September 21, 2011

Senior Artist

An elderly man in our community thought a certain sidewalk curb was a hazard to drivers. Rather than waiting for the city work crews to respond to his concerns he took matters into his own hands and spray painted white XX’s and arrows on the curb. At first blush there is some humor in seeing an older gent taking matters into his own hands. However on another level, his actions are purely and simply a defacing of public property…graffiti. Had this tagging been done by a teenager we’d have felt indignation, condemnation and at the very least expected him to do community service and remove his handiwork. In the church we too have a tendency to think that our age should somehow give us a pass if we don’t want to follow established standards. You, therefore, have no excuse, you who pass judgment on someone else, for at whatever point you judge the other, you are condemning yourself, because you who pass judgment do the same things.” (Ro 2:1 NIV)

1 comment:

Steve Corey said...

Gail;

-----In an email conversation with a friend, our topics have led to versions of the truth. Any mention of a possibility there is more than one version of truth gets the hackles of most Christians up high.

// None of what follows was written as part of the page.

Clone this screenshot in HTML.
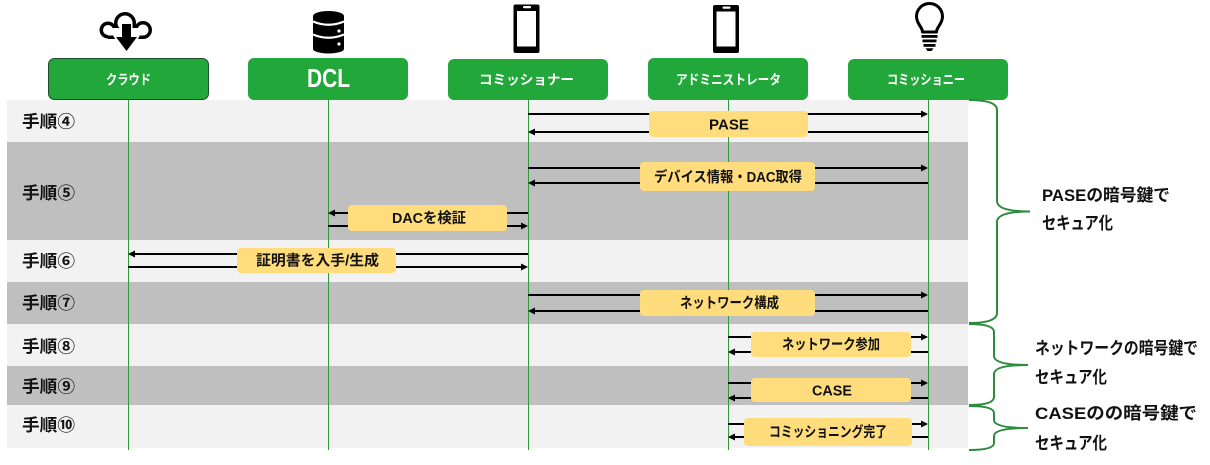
<!DOCTYPE html>
<html><head><meta charset="utf-8">
<style>
html,body{margin:0;padding:0;background:#fff;}
body{width:1210px;height:465px;overflow:hidden;}
svg{display:block;}
text{font-family:"Liberation Sans","Noto Sans CJK JP",sans-serif;font-weight:bold;}
</style></head>
<body>
<svg width="1210" height="465" viewBox="0 0 1210 465" xmlns="http://www.w3.org/2000/svg">
<!-- bands -->
<rect x="7" y="100" width="961" height="42" fill="#f2f2f2"/>
<rect x="7" y="142" width="961" height="98" fill="#bfbfbf"/>
<rect x="7" y="240" width="961" height="42" fill="#f2f2f2"/>
<rect x="7" y="282" width="961" height="42" fill="#bfbfbf"/>
<rect x="7" y="324" width="961" height="42" fill="#f2f2f2"/>
<rect x="7" y="366" width="961" height="39" fill="#bfbfbf"/>
<rect x="7" y="405" width="961" height="43" fill="#f2f2f2"/>

<!-- cloud -->
<g>
<circle cx="108" cy="30" r="8.5" fill="#000"/>
<circle cx="125" cy="23" r="11" fill="#000"/>
<circle cx="143" cy="30" r="9" fill="#000"/>
<rect x="108" y="28" width="35" height="11" fill="#000"/>
<circle cx="108" cy="30" r="5" fill="#fff"/>
<circle cx="125" cy="23" r="7.5" fill="#fff"/>
<circle cx="143" cy="30" r="5.5" fill="#fff"/>
<rect x="108" y="28" width="35" height="7.5" fill="#fff"/>
<path d="M122,23 L131,23 L131,36 L138,36 L126.5,52 L115,36 L122,36 Z" fill="#000" stroke="#fff" stroke-width="3" stroke-linejoin="round"/>
<path d="M122,24 L131,24 L131,37 L137,37 L126.5,51 L116,37 L122,37 Z" fill="#000"/>
</g>
<!-- database -->
<g>
<ellipse cx="328.5" cy="16" rx="15.5" ry="5" fill="#000"/>
<rect x="313" y="16" width="31" height="33" fill="#000"/>
<ellipse cx="328.5" cy="49" rx="15.5" ry="4.5" fill="#000"/>
<path d="M313,21.5 Q328.5,28 344,21.5" stroke="#fff" stroke-width="2.2" fill="none"/>
<path d="M313,34.5 Q328.5,41 344,34.5" stroke="#fff" stroke-width="2.2" fill="none"/>
<circle cx="339" cy="31" r="1.6" fill="#fff"/>
<circle cx="339" cy="44" r="1.6" fill="#fff"/>
</g>
<!-- phones -->
<g>
<rect x="513.5" y="4.5" width="26" height="48.5" rx="2" fill="#000"/>
<rect x="517" y="11" width="19" height="35.5" fill="#fff"/>
<rect x="523" y="6" width="8" height="2.2" rx="1" fill="#fff"/>
</g>
<g>
<rect x="713" y="5" width="26" height="48" rx="2" fill="#000"/>
<rect x="716.5" y="11.5" width="19" height="35" fill="#fff"/>
<rect x="722.5" y="6.5" width="8" height="2.2" rx="1" fill="#fff"/>
</g>
<!-- bulb -->
<g>
<path d="M922.5,32 C922.5,27 916.5,24 916.5,16.5 A13,13 0 0 1 942.5,16.5 C942.5,24 936.5,27 936.5,32 Z" fill="#fff" stroke="#000" stroke-width="3" stroke-linejoin="round"/>
<rect x="921.5" y="35" width="16" height="2.8" fill="#000"/>
<rect x="922.5" y="39.5" width="14" height="2.8" fill="#000"/>
<rect x="923.5" y="44" width="12" height="2.8" fill="#000"/>
<path d="M925.5,48.3 L933.5,48.3 L931.5,51 L927.5,51 Z" fill="#000"/>
</g>

<!-- header boxes -->
<rect x="48.5" y="58.5" width="160" height="41" rx="6" fill="#22a83a" stroke="#1d4d28" stroke-width="1"/>
<rect x="248" y="58" width="160" height="42" rx="6" fill="#22a83a"/>
<rect x="448" y="59" width="160" height="41" rx="6" fill="#22a83a"/>
<rect x="648" y="58" width="160" height="42" rx="6" fill="#22a83a"/>
<rect x="848" y="59" width="160" height="41" rx="6" fill="#22a83a"/>
<g font-size="13.5" fill="#fff">
<text x="106" y="84.5" textLength="45" lengthAdjust="spacingAndGlyphs">クラウド</text>
<text x="479" y="84.5" textLength="95" lengthAdjust="spacingAndGlyphs">コミッショナー</text>
<text x="676" y="84.5" textLength="105" lengthAdjust="spacingAndGlyphs">アドミニストレータ</text>
<text x="887" y="84.5" textLength="78" lengthAdjust="spacingAndGlyphs">コミッショニー</text>
</g>
<text x="307" y="87" font-size="26" fill="#fff" textLength="43" lengthAdjust="spacingAndGlyphs">DCL</text>

<!-- lifelines -->
<g stroke="#2e9a3c" stroke-width="1">
<line x1="128.5" y1="100" x2="128.5" y2="450"/>
<line x1="328.5" y1="100" x2="328.5" y2="450"/>
<line x1="528.5" y1="100" x2="528.5" y2="450"/>
<line x1="728.5" y1="100" x2="728.5" y2="450"/>
<line x1="928.5" y1="100" x2="928.5" y2="450"/>
</g>

<!-- row labels -->
<g font-size="17" fill="#111">
<text x="22" y="127.5" textLength="53" lengthAdjust="spacingAndGlyphs">手順④</text>
<text x="22" y="199" textLength="53" lengthAdjust="spacingAndGlyphs">手順⑤</text>
<text x="22" y="267" textLength="53" lengthAdjust="spacingAndGlyphs">手順⑥</text>
<text x="22" y="309" textLength="53" lengthAdjust="spacingAndGlyphs">手順⑦</text>
<text x="22" y="352.5" textLength="53" lengthAdjust="spacingAndGlyphs">手順⑧</text>
<text x="22" y="392.5" textLength="53" lengthAdjust="spacingAndGlyphs">手順⑨</text>
<text x="22" y="431" textLength="53" lengthAdjust="spacingAndGlyphs">手順⑩</text>
</g>

<!-- arrows -->
<g stroke="#000" stroke-width="2">
<line x1="528" y1="114" x2="922" y2="114"/>
<line x1="928" y1="132" x2="534" y2="132"/>
<line x1="528" y1="168" x2="922" y2="168"/>
<line x1="928" y1="183" x2="534" y2="183"/>
<line x1="528" y1="213" x2="334" y2="213"/>
<line x1="328" y1="226" x2="522" y2="226"/>
<line x1="528" y1="254" x2="134" y2="254"/>
<line x1="128" y1="267" x2="522" y2="267"/>
<line x1="528" y1="295" x2="922" y2="295"/>
<line x1="928" y1="311" x2="534" y2="311"/>
<line x1="728" y1="337" x2="922" y2="337"/>
<line x1="928" y1="352" x2="734" y2="352"/>
<line x1="728" y1="383" x2="922" y2="383"/>
<line x1="928" y1="398" x2="734" y2="398"/>
<line x1="728" y1="424" x2="922" y2="424"/>
<line x1="928" y1="437" x2="734" y2="437"/>
</g>
<g fill="#000">
<path d="M928,114 l-7,-3.5 v7 z"/>
<path d="M928,168 l-7,-3.5 v7 z"/>
<path d="M528,226 l-7,-3.5 v7 z"/>
<path d="M528,267 l-7,-3.5 v7 z"/>
<path d="M928,295 l-7,-3.5 v7 z"/>
<path d="M928,337 l-7,-3.5 v7 z"/>
<path d="M928,383 l-7,-3.5 v7 z"/>
<path d="M928,424 l-7,-3.5 v7 z"/>
<path d="M528,132 l7,-3.5 v7 z"/>
<path d="M528,183 l7,-3.5 v7 z"/>
<path d="M328,213 l7,-3.5 v7 z"/>
<path d="M128,254 l7,-3.5 v7 z"/>
<path d="M528,311 l7,-3.5 v7 z"/>
<path d="M728,352 l7,-3.5 v7 z"/>
<path d="M728,398 l7,-3.5 v7 z"/>
<path d="M728,437 l7,-3.5 v7 z"/>
</g>

<!-- label boxes -->
<g fill="#ffdc7c">
<rect x="649" y="111" width="159" height="26" rx="4"/>
<rect x="640" y="162" width="175" height="29" rx="4"/>
<rect x="348" y="205" width="159" height="26" rx="4"/>
<rect x="237" y="248" width="159" height="25" rx="4"/>
<rect x="640" y="290" width="175" height="26" rx="4"/>
<rect x="751" y="332" width="160" height="25" rx="4"/>
<rect x="751" y="378" width="160" height="24" rx="4"/>
<rect x="744" y="418" width="168" height="28" rx="4"/>
</g>
<g font-size="14.5" fill="#111">
<text x="709" y="129.5" textLength="40" lengthAdjust="spacingAndGlyphs">PASE</text>
<text x="654" y="182" textLength="148" lengthAdjust="spacingAndGlyphs">デバイス情報・DAC取得</text>
<text x="392" y="223" textLength="74" lengthAdjust="spacingAndGlyphs">DACを検証</text>
<text x="256" y="265.5" textLength="123" lengthAdjust="spacingAndGlyphs">証明書を入手/生成</text>
<text x="680" y="308" textLength="99" lengthAdjust="spacingAndGlyphs">ネットワーク構成</text>
<text x="782" y="349.5" textLength="98" lengthAdjust="spacingAndGlyphs">ネットワーク参加</text>
<text x="812" y="395.5" textLength="40" lengthAdjust="spacingAndGlyphs">CASE</text>
<text x="769" y="437" textLength="118" lengthAdjust="spacingAndGlyphs">コミッショニング完了</text>
</g>

<!-- braces -->
<g stroke="#2e8b3e" stroke-width="2" fill="none">
<path d="M969,100 Q997,100 997,110 L997,201 Q997,211.5 1030,211.5 Q997,211.5 997,222 L997,313 Q997,323 969,323"/>
<path d="M969,324 Q994,324 994,332 L994,356 Q994,365 1028,365 Q994,365 994,374 L994,397 Q994,405 969,405"/>
<path d="M969,406 Q994,406 994,413 L994,420 Q994,428 1028,428 Q994,428 994,436 L994,443 Q994,450 969,450"/>
</g>

<!-- right texts -->
<g font-size="17" fill="#111">
<text x="1042" y="201" textLength="128" lengthAdjust="spacingAndGlyphs">PASEの暗号鍵で</text>
<text x="1042" y="229" textLength="71" lengthAdjust="spacingAndGlyphs">セキュア化</text>
<text x="1035" y="354" textLength="163" lengthAdjust="spacingAndGlyphs">ネットワークの暗号鍵で</text>
<text x="1035" y="383" textLength="72" lengthAdjust="spacingAndGlyphs">セキュア化</text>
<text x="1035" y="419" textLength="162" lengthAdjust="spacingAndGlyphs">CASEのの暗号鍵で</text>
<text x="1035" y="449" textLength="72" lengthAdjust="spacingAndGlyphs">セキュア化</text>
</g>
</svg>
</body></html>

But a few simple thoughts can calm and comb these hackles back into place. The human condition is made of as many versions of truth as there are and have been humans alive. It is what Paul addressed by saying each man should be convinced in his own mind; it is why we must look to the interests of others also. For another topic another day, it is of His forgiveness and forbearance.
-----Nobody can get up in the morning and function without some amount of knowledge. The more concrete are the things we do the more similar is our knowledge about doing them. Driving to work, for example, involves the identical experience with steering wheels, throttle and break pedals, right on down to car doors and passenger seats. Unless you ride a motorcycle. Now going to work isn’t driving. It is riding. That is quite different. And although the throttle and break are still in the experience, one is a twist on the handlebar while the other is split between a foot pedal and two finger levers.
-----The truths we know come only through experiences, whether firsthand or by communication. Nobody experiences the same things exactly. So differences may be only in degree, but they are indeed differences. A lobby full of people may witness a bank robbery. But every person will have viewed it from a different angle while paying attention to different details. The information they took in will generate different thoughts and feelings which will compose for them different truths. Since these are all we can know, we must use the truth we have until we get a better one. This is how truth exists in different versions. And the more abstract our experiences are, the greater will be the variances between our truths.
-----The fact is, there is only one version of the technical truth. That is God’s version. No man knows it. What each person knows is his own version of phenomenal truth, capable of serving the structure, meaning, and purpose needed for his life. The more he searches to coordinate his version of phenomenal truth with God’s technical truth, the better the structures, meanings, and purposes in his life will benefit himself, others, and God. But his own version of truth will never exactly match God’s, if only because God’s will always entail more detail.
-----Now, this old man knows his version of truth about that curb. Is it shaped into a closer coincidence with God’s version, or is it more the shape of a kooky, old codger? Maybe there is only one person in this entire world who knows. Someone in a particularly perilous split-second visually struck by white XX’s and arrows on a curb might now live rather than having died in an accident at an unpainted curb. Maybe nobody knows except this yet living soul and God who only together experienced that split-second effected by an old codger‘s version of the truth. We can‘t tell what details of our versions of truth fully coincide with those of God‘s. We especially can’t tell about the details of other’s versions. Therefore, God’s Holy Spirit calls us to humility, consideration, and the showing of honor. For these attitudes better coordinate all our varieties of truths.